Amid escalating tensions and a global race for semiconductor supremacy, China has announced the creation of its largest-ever $47.5 Billion fund aimed at boosting its domestic chip manufacturing capabilities.
Despite years of semiconductor-based sanctions imposed by the US, China remains undeterred, showcasing resilience and innovation in its tech sector. This bold move signifies China’s commitment to achieving self-reliance in chip manufacturing and reducing dependence on foreign suppliers.

The Birth of Big Fund III

The third phase of the National Integrated Circuit Industry Investment Fund, known as Big Fund III, was officially launched on May 24. This fund has secured a substantial 344 billion yuan (approximately $47.5 billion) from the central government, state-owned banks, and enterprises, including the Industrial & Commercial Bank of China Ltd. Leading this initiative is China’s Ministry of Finance, with significant contributions from local government investment firms in Shenzhen and substantial backing from Beijing.
The primary goal of Big Fund III is to accelerate the development of China’s semiconductor industry. By investing $47 billion fund in domestic chip manufacturing, China aims to create a robust supply chain that can withstand external pressures and sanctions. The Shenzhen government, in particular, has been instrumental in investing in chipmaking facilities in Guangdong province, supporting major companies like Huawei and Semiconductor Manufacturing International Corporation (SMIC).

Impact on the Market

The announcement of the semiconductor related billion fund has already had a positive impact on China’s chip stocks. Major players such as SMIC and Hua Hong Semiconductor have experienced significant gains in the market, reflecting investor confidence in China’s strategic direction.
This surge in stock prices highlights the optimism surrounding China’s potential to enhance its semiconductor capabilities despite external challenges.

Global Semiconductor Race

China’s ambitious move comes amidst a global race for chip supremacy. Major powers like the US and the European Union are also investing billions into semiconductor development to secure their technological futures. The establishment of $47.5 Billion Fund underscores China’s determination to remain a significant player in this competitive arena.
The US, meanwhile, continues to urge its allies to tighten export controls on China. However, these efforts have not been entirely successful. For instance, NVIDIA recently decided to slash the prices of its China-specific AI GPUs, a move largely attributed to competition from Huawei’s latest chip offerings. Additionally, ASML, the world’s largest maker of lithography and chipmaking equipment, is seeking ways to maintain its business with Chinese tech companies, despite adhering to sanctions imposed by the Netherlands in alignment with US restrictions.
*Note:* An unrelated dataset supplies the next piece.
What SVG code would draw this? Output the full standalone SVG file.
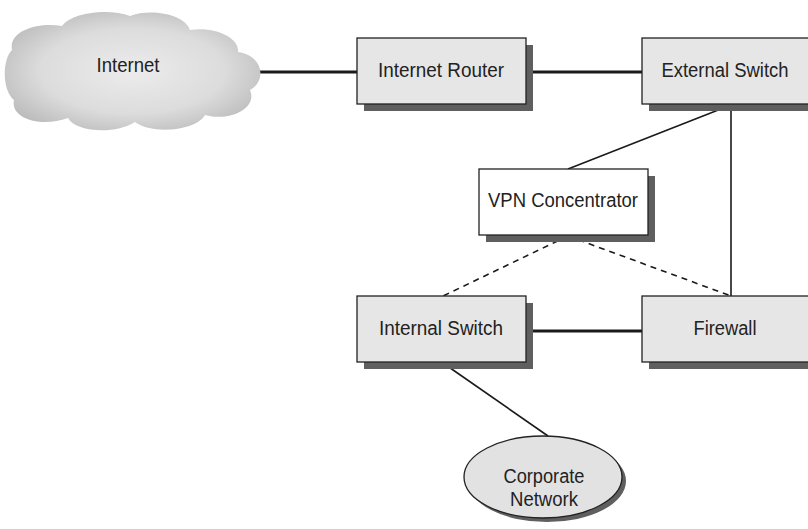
<svg xmlns="http://www.w3.org/2000/svg" width="808" height="529" viewBox="0 0 808 529">
<defs>
<radialGradient id="cg" cx="0.5" cy="0.5" r="0.6">
<stop offset="0" stop-color="#ececec"/>
<stop offset="0.6" stop-color="#dcdcdc"/>
<stop offset="1" stop-color="#b8b8b8"/>
</radialGradient>
</defs>
<style>
.box{fill:#e6e6e6;stroke:#222;stroke-width:1.3}
.wbox{fill:#fff;stroke:#222;stroke-width:1.3}
.sh{fill:#5f5f5f}
.t{font-family:"Liberation Sans",Arial,sans-serif;font-size:20px;fill:#222;text-anchor:middle}
.thick{stroke:#1a1a1a;stroke-width:3;fill:none}
.thin{stroke:#1a1a1a;stroke-width:1.6;fill:none}
.dash{stroke:#1a1a1a;stroke-width:1.6;fill:none;stroke-dasharray:6,5}
</style>
<g id="connectors">
<line class="thick" x1="256" y1="72" x2="357" y2="72"/>
<line class="thick" x1="526" y1="72" x2="642" y2="72"/>
<line class="thin" x1="731" y1="105" x2="731" y2="296"/>
<line class="thin" x1="731" y1="105" x2="568" y2="169"/>
<line class="dash" x1="568" y1="236" x2="443" y2="296"/>
<line class="dash" x1="568" y1="236" x2="731" y2="296"/>
<line class="thick" x1="526" y1="331" x2="642" y2="331"/>
<line class="thin" x1="443" y1="363" x2="548" y2="436"/>
</g>
<g id="internet">
<path fill="url(#cg)" d="M 12,50 C 8,30 40,22 62,26 C 72,12 110,8 130,16 C 150,8 185,14 190,30 C 215,26 240,38 238,52 C 262,55 268,80 250,90 C 258,108 230,122 205,115 C 195,132 150,134 135,122 C 115,135 75,132 68,118 C 40,128 10,118 14,100 C 2,90 2,60 12,50 Z"/>
<text class="t" x="128" y="72" textLength="63" lengthAdjust="spacingAndGlyphs">Internet</text>
</g>
<g id="internet-router">
<rect class="sh" x="364" y="45" width="169" height="66"/>
<rect class="box" x="357" y="38" width="169" height="66"/>
<text class="t" x="441" y="77" textLength="126" lengthAdjust="spacingAndGlyphs">Internet Router</text>
</g>
<g id="external-switch">
<rect class="sh" x="649" y="45" width="166" height="66"/>
<rect class="box" x="642" y="38" width="170" height="66"/>
<text class="t" x="725" y="77" textLength="127" lengthAdjust="spacingAndGlyphs">External Switch</text>
</g>
<g id="vpn-concentrator">
<rect class="sh" x="486" y="176" width="169" height="66"/>
<rect class="wbox" x="479" y="169" width="169" height="66"/>
<text class="t" x="563" y="207" textLength="150" lengthAdjust="spacingAndGlyphs">VPN Concentrator</text>
</g>
<g id="internal-switch">
<rect class="sh" x="364" y="303" width="169" height="66"/>
<rect class="box" x="357" y="296" width="169" height="66"/>
<text class="t" x="441" y="335" textLength="124" lengthAdjust="spacingAndGlyphs">Internal Switch</text>
</g>
<g id="firewall">
<rect class="sh" x="649" y="303" width="166" height="66"/>
<rect class="box" x="642" y="296" width="170" height="66"/>
<text class="t" x="725" y="335" textLength="63" lengthAdjust="spacingAndGlyphs">Firewall</text>
</g>
<g id="corporate-network">
<ellipse class="sh" cx="547" cy="481" rx="79" ry="41"/>
<ellipse cx="543" cy="477" rx="79" ry="41" fill="#e2e2e2" stroke="#222" stroke-width="1.3"/>
<text class="t" x="544" y="483" textLength="81" lengthAdjust="spacingAndGlyphs">Corporate</text>
<text class="t" x="544" y="506" textLength="68" lengthAdjust="spacingAndGlyphs">Network</text>
</g>
</svg>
Establishment of $47.5 Billion Fund

While China presses forward with its semiconductor ambitions, US companies are facing increased scrutiny for their dealings with Chinese firms. Applied Materials, a leading semiconductor equipment maker, has disclosed receiving subpoenas from the US Department of Commerce and other agencies regarding its shipments to China. The company is under investigation for potentially violating export restrictions by supplying equipment to SMIC, China’s top chipmaker. This investigation highlights the growing tensions between the US and China in the semiconductor sector.
China’s establishment of the $47.5 billion fund for Semiconductors demonstrates its unwavering commitment to achieving technological self-sufficiency. Despite ongoing sanctions and external pressures, China’s strategic investments in chip manufacturing are poised to reshape the landscape of the global semiconductor industry.
As the competition intensifies, China’s resilience and innovative prowess could significantly influence the future of this critical sector. The success of this $47 billion fund will be closely watched by both supporters and skeptics, as it represents a pivotal moment in China’s quest for semiconductor dominance.